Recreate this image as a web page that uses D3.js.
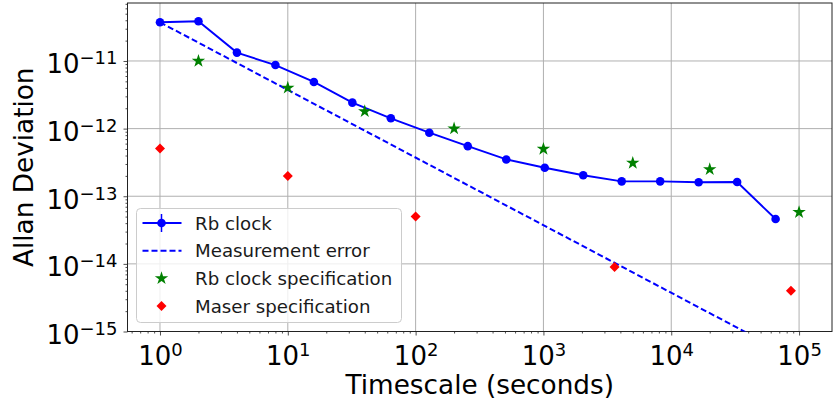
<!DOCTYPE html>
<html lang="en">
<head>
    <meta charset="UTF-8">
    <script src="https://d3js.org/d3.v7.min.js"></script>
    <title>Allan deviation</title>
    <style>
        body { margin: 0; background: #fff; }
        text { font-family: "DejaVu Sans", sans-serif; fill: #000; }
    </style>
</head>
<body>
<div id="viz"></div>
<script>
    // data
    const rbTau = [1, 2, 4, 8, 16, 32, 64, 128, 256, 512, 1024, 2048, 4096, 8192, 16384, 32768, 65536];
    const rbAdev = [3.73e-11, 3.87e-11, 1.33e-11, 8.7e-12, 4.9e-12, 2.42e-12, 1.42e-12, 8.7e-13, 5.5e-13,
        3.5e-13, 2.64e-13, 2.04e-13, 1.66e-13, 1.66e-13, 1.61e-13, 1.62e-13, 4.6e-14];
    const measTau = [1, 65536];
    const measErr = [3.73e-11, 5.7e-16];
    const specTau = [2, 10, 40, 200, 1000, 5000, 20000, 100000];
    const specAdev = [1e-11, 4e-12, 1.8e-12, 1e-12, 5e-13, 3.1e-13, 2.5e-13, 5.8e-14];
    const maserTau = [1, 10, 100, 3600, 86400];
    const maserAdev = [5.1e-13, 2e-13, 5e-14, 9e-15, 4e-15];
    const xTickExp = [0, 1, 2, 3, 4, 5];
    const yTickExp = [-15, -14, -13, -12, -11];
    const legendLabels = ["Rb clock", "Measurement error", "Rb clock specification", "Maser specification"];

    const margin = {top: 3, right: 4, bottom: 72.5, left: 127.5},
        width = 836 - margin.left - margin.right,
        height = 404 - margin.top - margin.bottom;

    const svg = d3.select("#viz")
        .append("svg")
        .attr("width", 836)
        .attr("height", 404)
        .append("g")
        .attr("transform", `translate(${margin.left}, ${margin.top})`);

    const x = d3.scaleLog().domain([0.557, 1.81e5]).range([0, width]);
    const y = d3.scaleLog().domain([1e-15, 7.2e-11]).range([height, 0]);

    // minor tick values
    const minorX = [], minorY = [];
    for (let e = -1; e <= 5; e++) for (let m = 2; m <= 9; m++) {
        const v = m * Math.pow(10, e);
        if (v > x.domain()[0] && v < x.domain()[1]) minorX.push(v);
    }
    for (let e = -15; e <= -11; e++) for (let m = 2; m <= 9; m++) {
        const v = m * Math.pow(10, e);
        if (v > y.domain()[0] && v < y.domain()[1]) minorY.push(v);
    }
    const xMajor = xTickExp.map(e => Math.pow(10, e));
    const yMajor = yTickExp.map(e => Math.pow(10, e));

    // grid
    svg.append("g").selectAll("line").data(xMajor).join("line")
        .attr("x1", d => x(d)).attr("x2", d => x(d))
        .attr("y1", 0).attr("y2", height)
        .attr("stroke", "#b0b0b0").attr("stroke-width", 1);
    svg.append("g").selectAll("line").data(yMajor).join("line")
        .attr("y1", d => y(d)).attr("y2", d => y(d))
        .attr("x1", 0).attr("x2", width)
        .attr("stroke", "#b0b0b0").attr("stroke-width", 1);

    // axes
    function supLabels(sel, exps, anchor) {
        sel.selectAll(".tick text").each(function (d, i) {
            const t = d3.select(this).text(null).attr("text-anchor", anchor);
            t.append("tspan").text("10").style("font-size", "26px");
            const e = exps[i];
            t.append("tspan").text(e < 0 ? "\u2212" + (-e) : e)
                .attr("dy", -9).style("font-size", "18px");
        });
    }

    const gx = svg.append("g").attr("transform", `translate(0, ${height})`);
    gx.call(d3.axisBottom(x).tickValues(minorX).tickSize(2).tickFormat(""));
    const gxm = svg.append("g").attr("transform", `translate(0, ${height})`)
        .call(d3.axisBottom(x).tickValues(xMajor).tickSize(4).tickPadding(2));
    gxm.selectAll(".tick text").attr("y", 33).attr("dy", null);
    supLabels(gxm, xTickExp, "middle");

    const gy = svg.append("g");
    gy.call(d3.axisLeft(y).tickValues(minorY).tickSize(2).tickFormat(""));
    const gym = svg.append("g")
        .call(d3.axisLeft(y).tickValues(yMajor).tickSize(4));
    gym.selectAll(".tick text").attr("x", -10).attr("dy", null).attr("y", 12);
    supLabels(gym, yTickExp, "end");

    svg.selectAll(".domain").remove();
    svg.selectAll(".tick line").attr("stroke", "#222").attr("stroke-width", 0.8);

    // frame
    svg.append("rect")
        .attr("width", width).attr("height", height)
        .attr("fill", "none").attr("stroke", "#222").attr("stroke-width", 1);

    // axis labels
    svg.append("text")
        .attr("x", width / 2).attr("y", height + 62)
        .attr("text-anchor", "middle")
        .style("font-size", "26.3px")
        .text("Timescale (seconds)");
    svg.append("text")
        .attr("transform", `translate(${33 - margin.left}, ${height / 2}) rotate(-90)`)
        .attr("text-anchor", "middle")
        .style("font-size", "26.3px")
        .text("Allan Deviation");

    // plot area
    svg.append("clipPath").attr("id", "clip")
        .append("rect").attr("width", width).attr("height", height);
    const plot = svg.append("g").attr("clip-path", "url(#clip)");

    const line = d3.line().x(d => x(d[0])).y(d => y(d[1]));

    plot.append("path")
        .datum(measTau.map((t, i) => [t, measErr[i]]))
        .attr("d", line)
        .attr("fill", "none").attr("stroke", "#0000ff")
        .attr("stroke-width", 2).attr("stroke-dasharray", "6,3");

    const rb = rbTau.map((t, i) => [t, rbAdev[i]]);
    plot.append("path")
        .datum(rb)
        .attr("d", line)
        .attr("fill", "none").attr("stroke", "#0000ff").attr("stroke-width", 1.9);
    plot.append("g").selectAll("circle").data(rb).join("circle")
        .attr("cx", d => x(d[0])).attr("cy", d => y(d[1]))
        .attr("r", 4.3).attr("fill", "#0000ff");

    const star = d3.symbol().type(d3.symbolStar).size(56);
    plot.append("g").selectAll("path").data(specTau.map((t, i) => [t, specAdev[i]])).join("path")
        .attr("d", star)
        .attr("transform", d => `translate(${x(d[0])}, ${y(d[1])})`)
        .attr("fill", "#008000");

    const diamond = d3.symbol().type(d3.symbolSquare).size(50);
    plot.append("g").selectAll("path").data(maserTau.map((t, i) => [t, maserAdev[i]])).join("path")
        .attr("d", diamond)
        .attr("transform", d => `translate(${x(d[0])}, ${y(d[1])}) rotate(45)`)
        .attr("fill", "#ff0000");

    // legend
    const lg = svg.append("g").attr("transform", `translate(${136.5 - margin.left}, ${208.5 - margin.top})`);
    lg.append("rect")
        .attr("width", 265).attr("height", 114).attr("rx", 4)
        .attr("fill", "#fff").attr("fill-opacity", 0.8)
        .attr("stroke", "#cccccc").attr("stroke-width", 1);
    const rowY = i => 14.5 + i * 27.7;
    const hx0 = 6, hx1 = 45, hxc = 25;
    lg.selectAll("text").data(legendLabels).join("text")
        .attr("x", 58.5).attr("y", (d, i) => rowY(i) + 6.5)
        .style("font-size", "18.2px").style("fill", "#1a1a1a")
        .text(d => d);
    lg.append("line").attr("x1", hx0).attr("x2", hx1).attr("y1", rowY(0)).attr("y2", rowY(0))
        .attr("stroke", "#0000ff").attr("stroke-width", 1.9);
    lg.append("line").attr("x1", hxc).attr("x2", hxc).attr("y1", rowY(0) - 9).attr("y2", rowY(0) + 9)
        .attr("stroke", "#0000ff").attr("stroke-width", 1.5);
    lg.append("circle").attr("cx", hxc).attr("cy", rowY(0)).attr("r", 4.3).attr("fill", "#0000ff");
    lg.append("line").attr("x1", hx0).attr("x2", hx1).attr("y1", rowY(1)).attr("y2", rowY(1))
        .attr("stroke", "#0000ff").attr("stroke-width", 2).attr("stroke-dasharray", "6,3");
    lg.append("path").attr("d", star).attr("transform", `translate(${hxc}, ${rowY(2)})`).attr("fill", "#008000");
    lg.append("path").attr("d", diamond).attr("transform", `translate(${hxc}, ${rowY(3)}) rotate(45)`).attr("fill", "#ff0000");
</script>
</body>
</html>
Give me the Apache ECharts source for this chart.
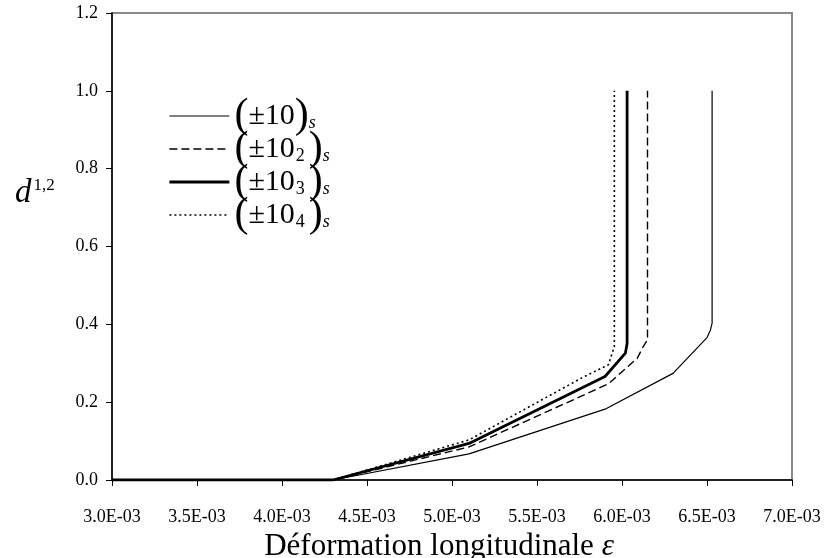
-*-
Written request
Scan the listing above for the word "this" and show each line where it is found.

Exercise answer
Recreate this image as a web page that uses D3.js.
            const t = d3.select(this).text(null).attr("text-anchor", anchor);
Give me the Apache ECharts source for this chart.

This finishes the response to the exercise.